Draft your duster coat pattern on pattern paper using drafting pencils according to your design. Your pattern parts will consist of a sleeve, right and left duster panels, right and left front panel facing, right and left lapel, a back duster panel, pockets and belt as well as the inner lining pattern parts.
Mark your patterns to designate your cutting and sewing instructions with a dark marker or felt-tip pen. Markings such as notches, which indicate fabric alignment during construction, 1/2-inch seam allowance as well as button-hole spacing, are relevant cutting and stitching guidelines. Mark the outer shell and inner lining patterns separately.
Pin your pattern parts to your sample fabric with your straight pins and cut out with your fabric scissors. Cut your outer shell and inner lining separately.
Although cutting sample fabric is optional, designers make a sample garment out of muslin cloth, referred to as a sloper, to ensure fit prior to cutting the project material. You can opt to cut your shell and lining fabric material and avoid making the sloper, depending on your pattern-making and sewing skills.
Pin your right and left front duster panels to the right and left front duster facing panels. Make sure the parts are aligned according to the notch placement. Mark your button-hole and button placement with tailor's chalk. Mark your pocket placement as well.
Making Your Duster Coat
Pin the pockets to the front duster coat panel on the right side of the outer shell fabric.
Turn the fabric to the wrong side. Pin the sleeves, front and back coat panels, facing and lapels making sure the notches are aligned.
Pinning on the wrong side of the fabric will ensure that the raw seams are on the inside of the garment.
Repeat Step 2 for the lining. Make sure that you pin the wrong side of the lining fabric as well.
Machine stitch your pockets onto your right and left front panels. Stitch the outer shell and lining separately.
Turn the stitched outer shell inside out. Do not reverse the lining and insert it into the outer shell.

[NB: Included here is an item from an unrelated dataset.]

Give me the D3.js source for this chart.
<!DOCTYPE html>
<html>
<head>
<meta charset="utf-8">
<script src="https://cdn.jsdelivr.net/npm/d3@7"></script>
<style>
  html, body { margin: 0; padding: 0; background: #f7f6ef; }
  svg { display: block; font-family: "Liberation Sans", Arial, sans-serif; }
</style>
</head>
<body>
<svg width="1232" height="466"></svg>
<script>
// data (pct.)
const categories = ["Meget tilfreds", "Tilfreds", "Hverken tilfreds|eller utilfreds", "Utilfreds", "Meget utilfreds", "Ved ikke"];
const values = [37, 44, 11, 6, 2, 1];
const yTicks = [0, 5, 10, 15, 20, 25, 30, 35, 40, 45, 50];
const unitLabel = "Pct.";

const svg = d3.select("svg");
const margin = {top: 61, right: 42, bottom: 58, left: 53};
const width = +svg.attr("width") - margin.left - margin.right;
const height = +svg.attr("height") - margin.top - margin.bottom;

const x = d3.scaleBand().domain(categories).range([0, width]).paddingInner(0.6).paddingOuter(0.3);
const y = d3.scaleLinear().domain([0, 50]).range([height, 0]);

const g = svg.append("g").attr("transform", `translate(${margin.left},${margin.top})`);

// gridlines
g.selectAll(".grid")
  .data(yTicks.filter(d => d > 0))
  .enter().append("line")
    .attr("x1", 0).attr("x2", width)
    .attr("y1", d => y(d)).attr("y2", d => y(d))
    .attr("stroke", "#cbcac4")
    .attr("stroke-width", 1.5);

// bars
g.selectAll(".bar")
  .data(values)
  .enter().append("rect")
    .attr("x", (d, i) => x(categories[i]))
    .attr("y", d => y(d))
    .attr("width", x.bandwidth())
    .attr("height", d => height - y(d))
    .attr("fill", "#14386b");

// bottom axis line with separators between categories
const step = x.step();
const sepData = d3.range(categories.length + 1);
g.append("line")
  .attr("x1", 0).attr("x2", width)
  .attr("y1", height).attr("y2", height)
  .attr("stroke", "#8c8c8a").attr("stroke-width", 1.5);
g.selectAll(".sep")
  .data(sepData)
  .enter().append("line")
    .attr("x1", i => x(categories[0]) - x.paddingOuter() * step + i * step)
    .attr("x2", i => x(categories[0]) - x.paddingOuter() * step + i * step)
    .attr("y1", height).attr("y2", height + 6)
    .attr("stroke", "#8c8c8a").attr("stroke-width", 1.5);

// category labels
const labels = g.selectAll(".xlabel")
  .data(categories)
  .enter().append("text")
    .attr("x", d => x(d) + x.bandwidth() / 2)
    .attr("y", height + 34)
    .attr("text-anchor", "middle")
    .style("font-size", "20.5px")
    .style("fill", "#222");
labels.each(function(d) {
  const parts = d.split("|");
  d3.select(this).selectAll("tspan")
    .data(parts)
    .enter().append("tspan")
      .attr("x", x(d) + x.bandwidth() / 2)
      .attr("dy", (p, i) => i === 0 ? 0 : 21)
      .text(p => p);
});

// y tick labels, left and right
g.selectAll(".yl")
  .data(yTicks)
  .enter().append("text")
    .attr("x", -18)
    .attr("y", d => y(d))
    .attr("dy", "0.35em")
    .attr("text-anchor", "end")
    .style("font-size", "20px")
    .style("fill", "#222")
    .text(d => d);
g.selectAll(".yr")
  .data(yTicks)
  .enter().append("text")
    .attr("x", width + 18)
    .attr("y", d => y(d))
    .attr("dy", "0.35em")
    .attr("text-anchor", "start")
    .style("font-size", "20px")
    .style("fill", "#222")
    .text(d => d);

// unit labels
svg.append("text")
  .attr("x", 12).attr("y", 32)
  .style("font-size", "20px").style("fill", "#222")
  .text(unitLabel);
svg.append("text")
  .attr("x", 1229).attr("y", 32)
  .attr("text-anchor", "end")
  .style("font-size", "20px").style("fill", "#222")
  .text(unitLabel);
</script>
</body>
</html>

Try the duster coat on your dress form prior to stitching the two shells together. Make sure the pockets as well as button placement are spaced properly.
Turn the outer shell and lining shell inside out and pin together. The wrong side of the fabric will be facing out. Machine stitch the two shells together leaving the bottom hem open.
Turn the duster coat inside out again. The right sides of the fabric will be facing out. Insert the lining sleeve into the outer shell sleeve.
Press your duster coat with an iron on your fabric’s required setting. Make sure the edges are crisp. This will ensure a smooth topstitch onto the lapels, sleeve cuff, front panels, belt as well as sweep.
Try your duster coat on your dress form again and pin the outer shell and lining hem. Carefully try on your garment and make sure you are satisfied with the hem length.
Topstitch the duster coat as well as the bottom hem. If your design includes a belt, you will need to topstitch it as well.
Change your machine’s straight foot attachment to the button-hole attachment. Stitch your button-holes and slit the hole’s center with your scissors to complete your duster coat.